煤粉炉协同共处理抗生素药渣Cr、As的迁移特性

doi:10.16085/j.issn.1000-6613.54-化工进展2021-0033

摘要/Abstract

摘要：

利用某300MW煤粉锅炉进行了协同处理抗生素药渣试验，研究了掺烧期间Cr、As元素的迁移特性及对环境的影响。收集样品并用电感耦合等离子质谱法分析重金属含量，以9.09%比例掺烧药渣，入炉Cr和As分别增加至1.46倍和1.44倍。Cr和As元素的质量平衡系数分别为88.3%～96.2%和75.8%～76.5%。协同工况下，有92.73% Cr富集在飞灰中，烟气Cr全部为颗粒态，占0.13%；As在飞灰的分布低于Cr，有49.83%被飞灰吸附，烟气脱硫系统能够捕获从电除尘逃逸的As，24.64%的入炉As被固定于脱硫石膏中，有0.008%随烟气排放，烟气As有87.2%为颗粒态，12.8%为气态形式。烟气中的Cr和As浓度达到排放标准，固体产物的Cr、As浸出浓度均低于危废鉴定标准限值，利用煤粉炉协同处置抗生素药渣工艺是安全可行的。

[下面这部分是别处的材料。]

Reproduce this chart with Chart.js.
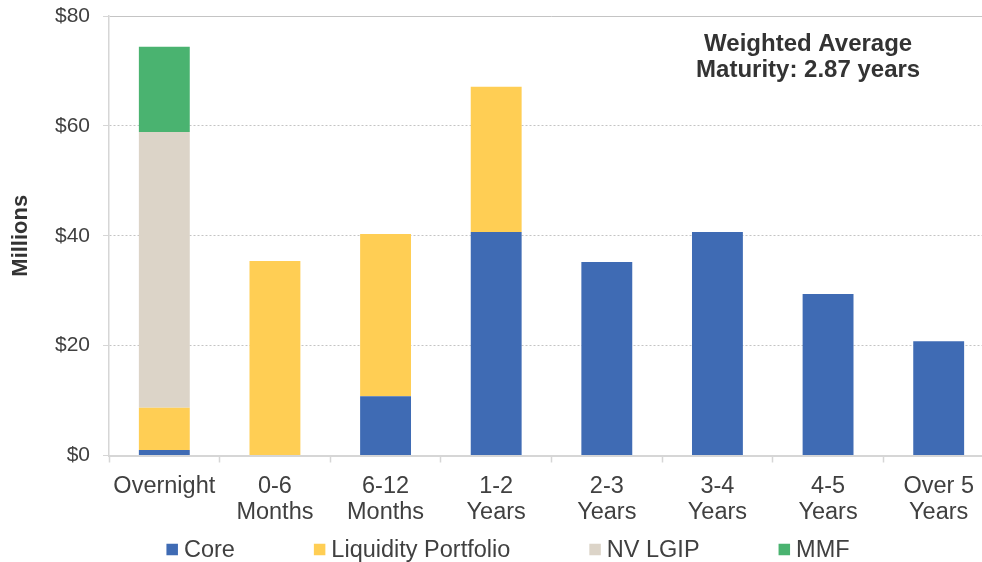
<!DOCTYPE html>
<html>
<head>
<meta charset="utf-8">
<script src="https://cdn.jsdelivr.net/npm/chart.js@4/dist/chart.umd.min.js"></script>
<style>
  html, body { margin: 0; padding: 0; background: #ffffff; overflow: hidden; }
  #wrap { width: 982px; height: 562px; overflow: hidden; position: relative; }
  canvas { display: block; position: absolute; left: 0; top: 0; }
</style>
</head>
<body>
<div id="wrap"><canvas id="chart" width="1000" height="562" style="width:1000px;height:562px"></canvas></div>
<script>
// Maturity buckets (x-axis categories)
const categories = [
  'Overnight',
  ['0-6', 'Months'],
  ['6-12', 'Months'],
  ['1-2', 'Years'],
  ['2-3', 'Years'],
  ['3-4', 'Years'],
  ['4-5', 'Years'],
  ['Over 5', 'Years']
];

// Holdings per bucket, $ millions
const coreValues      = [1.0, 0,    10.8, 40.7, 35.2, 40.7, 29.4, 20.8];
const liquidityValues = [7.7, 35.4, 29.5, 26.4, 0,    0,    0,    0];
const nvLgipValues    = [50.2, 0,   0,    0,    0,    0,    0,    0];
const mmfValues       = [15.5, 0,   0,    0,    0,    0,    0,    0];

// Y-axis ticks
const yTicks = [0, 20, 40, 60, 80];

const wamLines = ['Weighted Average', 'Maturity: 2.87 years'];

const FONT = '"Liberation Sans", Arial, sans-serif';
const TEXT = '#404040';
const AXIS = '#D6D6D6';

// Weighted-average-maturity note in the upper right of the plot
const wamLabel = {
  id: 'wamLabel',
  afterDraw(chart) {
    const {ctx, chartArea} = chart;
    const x = chartArea.left + (chartArea.right - chartArea.left) * 0.79;
    ctx.save();
    ctx.font = 'bold 24px ' + FONT;
    ctx.fillStyle = '#333333';
    ctx.textAlign = 'center';
    ctx.textBaseline = 'middle';
    ctx.fillText(wamLines[0], x, chartArea.top + 28);
    ctx.fillText(wamLines[1], x, chartArea.top + 54);
    ctx.restore();
  }
};

// Compact legend row: small square, short gap, label, wide gap between items
const rowLegend = {
  id: 'rowLegend',
  afterDraw(chart, args, opts) {
    const {ctx} = chart;
    const box = 11.5, textGap = 6, itemGap = 79;
    ctx.save();
    ctx.font = opts.fontSize + 'px ' + FONT;
    ctx.textBaseline = 'middle';
    ctx.textAlign = 'left';
    const items = chart.data.datasets.map(ds => ({
      text: ds.label, color: ds.backgroundColor, w: ctx.measureText(ds.label).width
    }));
    const total = items.reduce((s, it) => s + box + textGap + it.w, 0) + itemGap * (items.length - 1);
    let x = opts.centerX - total / 2;
    const y = opts.y;
    for (const it of items) {
      ctx.fillStyle = it.color;
      ctx.fillRect(x, y - box / 2, box, box);
      ctx.fillStyle = TEXT;
      ctx.fillText(it.text, x + box + textGap, y + 1);
      x += box + textGap + it.w + itemGap;
    }
    ctx.restore();
  }
};

new Chart(document.getElementById('chart'), {
  type: 'bar',
  data: {
    labels: categories,
    datasets: [
      { label: 'Core', data: coreValues, backgroundColor: '#3F6BB4' },
      { label: 'Liquidity Portfolio', data: liquidityValues, backgroundColor: '#FFCE54' },
      { label: 'NV LGIP', data: nvLgipValues, backgroundColor: '#DCD4C8' },
      { label: 'MMF', data: mmfValues, backgroundColor: '#4AB370' }
    ]
  },
  options: {
    responsive: false,
    animation: false,
    devicePixelRatio: 1,
    datasets: {
      bar: { barPercentage: 0.46, categoryPercentage: 1, borderWidth: 0 }
    },
    layout: { padding: { left: 0, right: 6, top: 16, bottom: 31.5 } },
    plugins: {
      tooltip: { enabled: false },
      legend: { display: false },
      rowLegend: { fontSize: 23.5, centerX: 508, y: 549.5 }
    },
    scales: {
      x: {
        stacked: true,
        afterFit(scale) { scale.height = 75; },
        grid: {
          drawOnChartArea: false,
          drawTicks: true,
          tickLength: 7,
          tickColor: AXIS,
          tickWidth: 1.5,
          offset: true
        },
        border: { display: true, color: AXIS, width: 2 },
        ticks: {
          color: TEXT,
          padding: 11.5,
          maxRotation: 0,
          autoSkip: false,
          font: { family: FONT, size: 23.5, lineHeight: 1.1 }
        }
      },
      y: {
        stacked: true,
        min: 0,
        max: 80,
        afterFit(scale) {
          scale.width = 109;
          scale.paddingTop = 0;
          scale.paddingBottom = 0;
        },
        afterBuildTicks(scale) { scale.ticks = yTicks.map(v => ({ value: v })); },
        grid: {
          color: '#C4C4C4',
          lineWidth: 1,
          tickLength: 6,
          tickColor: AXIS,
          drawTicks: true
        },
        border: {
          display: true,
          color: AXIS,
          width: 1.5,
          dash: (ctx) => (ctx.tick && ctx.tick.value === 80) ? [] : [2, 2]
        },
        ticks: {
          color: TEXT,
          padding: 13,
          font: { family: FONT, size: 21 },
          callback: (v) => '$' + v
        },
        title: {
          display: true,
          text: 'Millions',
          color: '#333333',
          font: { family: FONT, size: 22, weight: 'bold' },
          padding: { top: 8, bottom: 0 }
        }
      }
    }
  },
  plugins: [wamLabel, rowLegend]
});
</script>
</body>
</html>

关键词: 废物处理, 煤燃烧, 污染, 协同处理, 重金属, 抗生素药渣

Abstract:

An experiment of antibiotic residue co-processing was carried on a 300MW pulverized coal fired boiler. The migration characteristics of chromium and arsenic were traced, and the environmental impact during the co-combustion was studied. The samples were measured by inductively coupled plasma mass spectrometry (ICP-MS) for their heavy metal content. At 9.09% residue-mixing ratio, chromium and arsenic added into the furnace increased to 1.46 and 1.44 times respectively. The results show that the mass balance coefficients of trace elements studied are 88.3%—96.2% and 75.8%—76.5%, respectively. Under co-processing condition, 92.73% chromium is enriched in fly ash, and chromium in flue gas exists in particles. The distribution of arsenic in fly ash is 49.83%, which is lower than that of chromium. The flue gas desulfurization (FGD) system can capture the arsenic escaped from the electrostatic precipitator. 24.64% of the - arsenic entering furnace is finally fixed in the FGD gypsum, and only 0.008% is still emitted with the flue gas. 87.2% of the flue gas arsenic is in particulate form and 12.8% is in gaseous form. Chromium and arsenic emitted through flue gas meet emission standards issued by the US Environmental Protect Agency. The leaching concentrations of chromium and arsenic of the solid byproducts are lower than the limit of hazardous waste identification standard. Co-processing antibiotic residue in a pulverized coal furnace turns out to be safe and feasible.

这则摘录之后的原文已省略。